Traumatic events are a part of our reality. The media and technological advances have given us instant access to information, but accessing this information can have serious effects on the students and adults in our school buildings. Knowing how to recognize the signs of someone who is impacted by these events is critical. Equally important is how the school responds to such events. In this module, you will have the opportunity to extend your knowledge by planning how to craft your messages should such an event impact members of your school community.
- Webinar: “Talking about Terrorism with Your School Community,” December 1, 2015.
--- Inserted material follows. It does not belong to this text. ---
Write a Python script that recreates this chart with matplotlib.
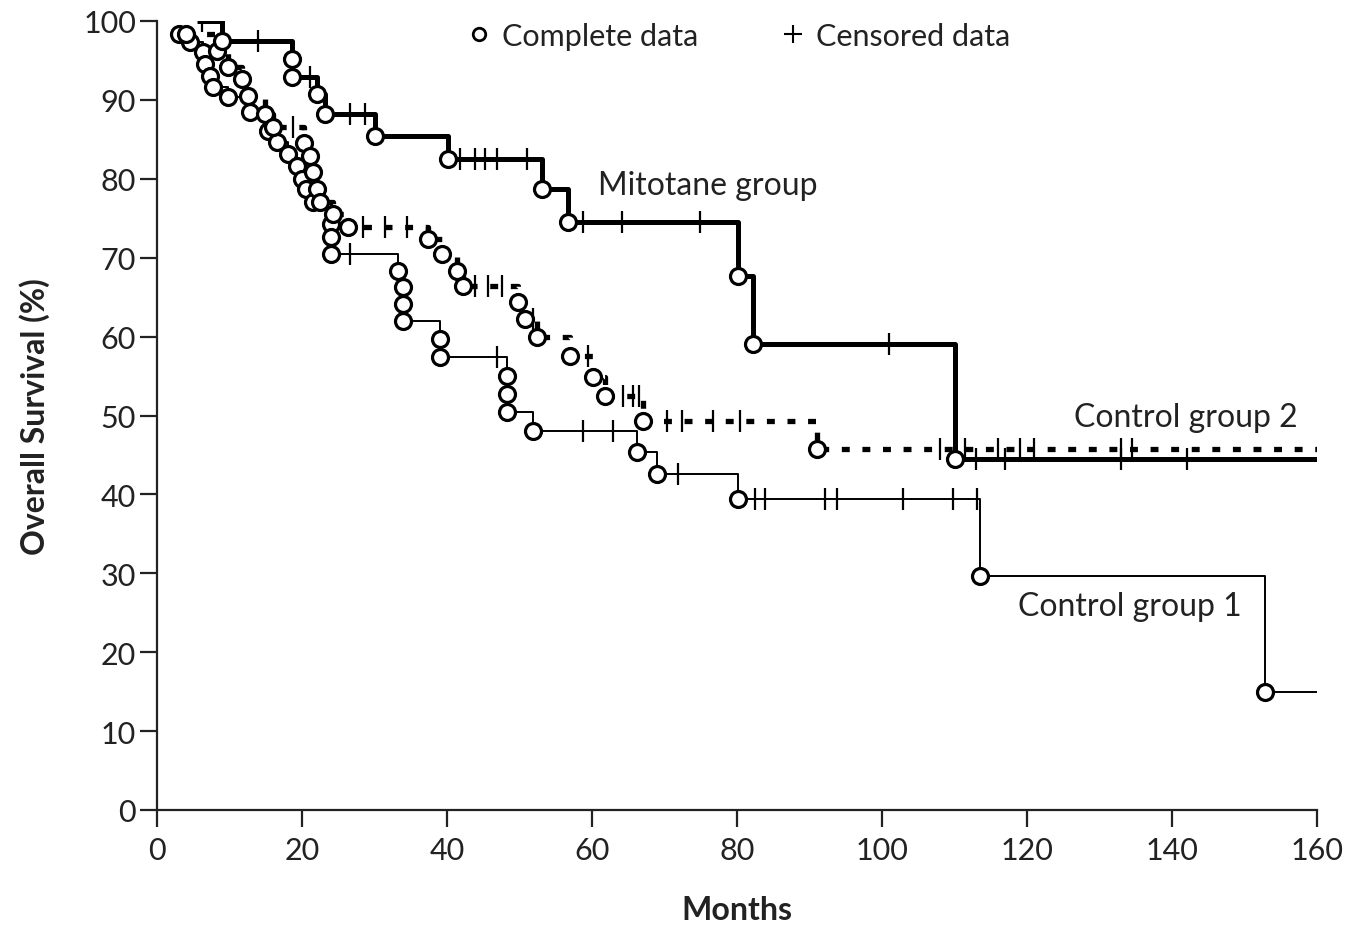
import numpy as np
import matplotlib
matplotlib.use("Agg")
import matplotlib.pyplot as plt
from matplotlib import font_manager
from matplotlib.lines import Line2D

# ---------------- data ----------------
# Mitotane group
mit_start_t = 5.5
mit_start_s = 100.0
mit_event_t = [9.0, 18.6, 18.6, 22.0, 23.2, 30.0, 40.1, 53.1, 56.7, 80.1, 82.2, 110.0]
mit_event_s = [97.5, 95.2, 92.9, 90.7, 88.2, 85.4, 82.5, 78.7, 74.5, 67.7, 59.1, 44.5]
mit_censor_t = [6.2, 13.9, 21.1, 26.6, 28.7, 41.8, 43.9, 45.2, 46.9, 51.0, 58.8, 64.1,
                74.9, 101.0, 113.0, 117.0, 133.0, 142.0]

# Control group 1
c1_event_t = [3.0, 4.6, 6.3, 6.6, 7.3, 7.7, 9.8, 12.8, 15.3, 16.5, 18.1, 19.3, 20.0, 20.5,
              21.5, 24.0, 24.0, 24.0, 33.2, 33.9, 33.9, 33.9, 39.0, 39.0, 48.3, 48.3, 48.3,
              51.9, 66.2, 69.0, 80.1, 113.5, 152.8]
c1_event_s = [98.3, 97.3, 96.1, 94.5, 93.0, 91.6, 90.4, 88.5, 86.1, 84.7, 83.1, 81.6, 80.0, 78.7,
              77.1, 74.3, 72.6, 70.5, 68.3, 66.3, 64.1, 62.0, 59.7, 57.4, 55.0, 52.7, 50.4,
              48.0, 45.4, 42.6, 39.4, 29.7, 15.0]
c1_censor_t = [26.6, 46.9, 58.8, 62.9, 71.9, 82.5, 83.9, 92.1, 93.8, 102.9, 109.8, 113.1]

# Control group 2
c2_event_t = [4.0, 8.3, 9.8, 11.7, 12.5, 14.9, 16.0, 20.3, 21.1, 21.5, 22.0, 22.5, 24.3, 26.3,
              37.4, 39.3, 41.4, 42.2, 49.8, 50.8, 52.4, 57.0, 60.1, 61.8, 67.0, 91.0]
c2_event_s = [98.3, 96.2, 94.2, 92.6, 90.5, 88.2, 86.6, 84.5, 82.9, 80.9, 78.7, 77.1, 75.5, 73.9,
              72.4, 70.5, 68.3, 66.4, 64.4, 62.2, 60.0, 57.5, 54.9, 52.5, 49.3, 45.7]
c2_censor_t = [18.8, 28.4, 31.4, 34.5, 43.9, 45.7, 47.6, 51.8, 59.4, 64.3, 65.7, 66.5, 70.3,
               72.4, 76.7, 80.4, 108.0, 111.5, 116.0, 119.0, 121.0, 133.0, 134.5]

end_t = 160.0

x_ticks = [0, 20, 40, 60, 80, 100, 120, 140, 160]
y_ticks = [0, 10, 20, 30, 40, 50, 60, 70, 80, 90, 100]

# ---------------- fonts ----------------
names = {f.name for f in font_manager.fontManager.ttflist}
fam = 'Liberation Sans Narrow' if 'Liberation Sans Narrow' in names else 'Lato'
plt.rcParams['font.family'] = [fam, 'DejaVu Sans']

fig = plt.figure(figsize=(13.58, 9.29), dpi=100)
ax = fig.add_axes([157/1358, 1-811/929, 1160/1358, 789/929])


def step_arrays(start_t, start_s, ev_t, ev_s, t_end):
    t = [start_t] + list(ev_t) + [t_end]
    s = [start_s] + list(ev_s) + [ev_s[-1]]
    return np.array(t), np.array(s)


def surv_at(tt, ss, tc):
    idx = np.searchsorted(tt, tc, side='right') - 1
    return ss[np.clip(idx, 0, len(ss) - 1)]


groups = [
    (c1_event_t[0], c1_event_s[0], c1_event_t, c1_event_s, c1_censor_t,
     dict(color='black', lw=1.4, linestyle='-')),
    (c2_event_t[0], c2_event_s[0], c2_event_t, c2_event_s, c2_censor_t,
     dict(color='black', lw=3.8, linestyle=(0, (1.5, 2.4)), dash_capstyle='butt')),
    (mit_start_t, mit_start_s, mit_event_t, mit_event_s, mit_censor_t,
     dict(color='black', lw=3.6, linestyle='-', solid_capstyle='butt')),
]

for st, ss0, et, es, ct, style in groups:
    tt, ss = step_arrays(st, ss0, et, es, end_t)
    ax.step(tt, ss, where='post', zorder=2, **style)
    cy = surv_at(tt, ss, np.array(ct))
    ax.plot(ct, cy, linestyle='none', marker='|', markersize=16, mew=1.6,
            color='black', zorder=3)
    ax.plot(et, es, linestyle='none', marker='o', markersize=11.5, mew=2.3,
            mfc='white', mec='black', zorder=4)

ax.set_xlim(0, 160)
ax.set_ylim(0, 100)
ax.set_xticks(x_ticks)
ax.set_yticks(y_ticks)
for side in ['top', 'right']:
    ax.spines[side].set_visible(False)
for side in ['left', 'bottom']:
    ax.spines[side].set_linewidth(1.6)
    ax.spines[side].set_color('#222222')
ax.tick_params(axis='both', direction='out', length=12, width=1.6, colors='#222222',
               labelsize=22)
ax.tick_params(axis='x', pad=7)
ax.tick_params(axis='y', pad=3)

ax.set_xlabel('Months', fontsize=23, fontweight='bold', color='#222222')
ax.xaxis.set_label_coords(0.5, -0.108)
ax.set_ylabel('Overall Survival (%)', fontsize=23, fontweight='bold', color='#222222')
ax.yaxis.set_label_coords(-0.092, 0.5)

ax.text(60.8, 79.2, 'Mitotane group', fontsize=23, va='center', ha='left', color='#222222')
ax.text(126.5, 49.8, 'Control group 2', fontsize=23, va='center', ha='left', color='#222222')
ax.text(118.8, 25.9, 'Control group 1', fontsize=23, va='center', ha='left', color='#222222')

handles = [Line2D([], [], linestyle='none', marker='o', markersize=9, mew=2, mfc='white', mec='black'),
           Line2D([], [], linestyle='none', marker='+', markersize=13, mew=1.5, color='black')]
ax.legend(handles, ['Complete data', 'Censored data'], loc='center', bbox_to_anchor=(0.5, 0.981),
          ncol=2, frameon=False, fontsize=22, handletextpad=0.25, columnspacing=2.6,
          handlelength=1.0, labelcolor='#222222')

fig.savefig('out.png', dpi=100)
- Reading: “Helping Children Cope with Terrorism—Tips for Families and Educators,” National Association of School Psychologists, 2015.
- Discussion Prompts
- Trauma Response Planning Template
- Computer with internet connection for webinar and website resource review.
- Extend the learning of the administrative or leadership team by having it listen to the webinar and review the online reading. As participants read and listen to the webinar, ask each to take notes about significant learnings and resource information pertinent to their school and stakeholders.
- Debrief the notes taken on the resources by asking team members to share their thoughts. Use the Discussion Prompts to guide your conversation.
- Assign a notetaker to record the thoughts of the administrative team.
- As a group, consider and list the various subgroup populations in your school. Compare your groups with those in the left column of the Trauma Response Planning Template. Be sure all of your listed groups are included or added at the bottom of the template. Work through the template to proactively plan when and how these subgroup individuals should be involved. Complete the three columns in the Trauma Response Planning Template.
- Once you know who is involved and how, you will need to plan the appropriate message for each stakeholder subgroup. For each of the following scenarios, craft a short script on behalf of each of the subgroup populations in the matrix. Following your learnings from the resources, use language appropriate for each subgroup. Complete the template for each scenario. Discuss and debrief the responses in each completed template before beginning a new scenario.
- There has been a shooting at a high school in your district. Several of your students travel to that high school to attend a foreign language class.
- Overnight, there was a fire in the community. Two firefighters were killed trying to extinguish the fire. You have a staff member whose husband is a firefighter and you know of at least two students who have parents who are firefighters.
- Overnight, there was a terrorist attack at an airport overseas. The media is reporting that several people were killed or injured and some of them are Americans. A student who graduated from your school and has a sister currently attending your school is an exchange student in the affected area.
- Ask your team to work in pairs and either assign or have them choose two of the subgroups you have identified on the left side of your chart. Have them consider each of the scenarios as examples of traumatic events one might encounter at school and plan the message for each of the subgroup populations they are working with. How might their message need to change based on the different groups selected? Ask the pairs to be prepared to present their message at the next leadership team meeting.
Extend and Apply
- Have each discussion group bring its completed Trauma Response Planning Templates to the next leadership team meeting. Debrief each of the scenarios, evaluating the scripts and comparing the responses through the lens of the webinar and website resources. Ask participants to highlight any information that would enhance their script. Discuss additions or revisions as needed. Provide time to refine the message.
- Report out by reading a scenario and having the pair(s) responsible for that particular group share their short message.
- Spend time discussing how the message may change based on the intended audience. For example, you may not use the same language in the message to staff as the message to students. Note the differences, working through each scenario.
- Now create an action plan based on how you will use this information. Will it become part of your school safety plan? Does your school have a team or committee responsible for school communications?
- Have the administrative or leadership team share the webinar, website reading, and Trauma Response Planning Templates with the full faculty in a meeting. Discuss completing the matrix for one or two of the scenarios. Debrief.
- Ask members of the administrative team to review the existing staff written in column two of the template and identify additional faculty/staff members who might be added. Establish protocols for the team in the dissemination of school information and practices.